The challenge with having mostly designated funds in the endowment is that it limits UK’s ability to grow, says Monday. As a result, it can’t be as responsive to institutional needs, including offering more student scholarships or hiring more faculty and researchers in a growing area.
“We always want to be better and to do more,” Monday says. “Greatness is graduating 6,000 students, being greater is graduating 7,000, 8,000, 10,000 students a year. Endowment earnings allow people to make a greater difference forever.”
Jordan Nicoulin is grateful his scholarship donors invested in him because it allowed him to have a richer collegiate experience. He is active in the Lewis Honors College, joined the Scholars in Engineering and Management Program and is getting ready to study in Costa Rica this spring. He learned the value of community service from Tom Lewis, when he spoke at the dedication of the Lewis Honors College, and is eager to make a difference wherever he goes.

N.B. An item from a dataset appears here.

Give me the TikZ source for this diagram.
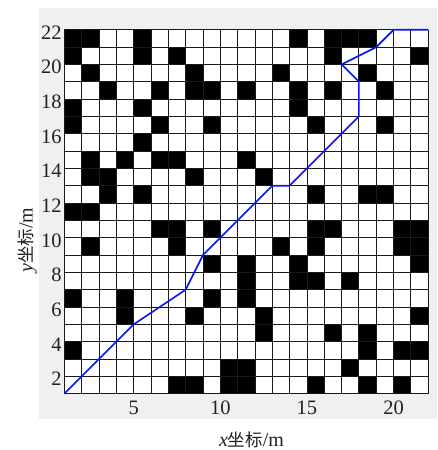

“I could probably have still gone to UK without scholarships, but it would have been a lot harder,” Nicoulin says. “A lady in my class works 40 hours a week to pay for her schooling, and she is taking 20 credit hours so she can get out faster. I almost felt guilty that I had a full-tuition scholarship, but I know lots of people who have been helped by scholarships. Scholarships give students a chance they wouldn’t have had otherwise. I appreciate all my donors have done for my son and me.”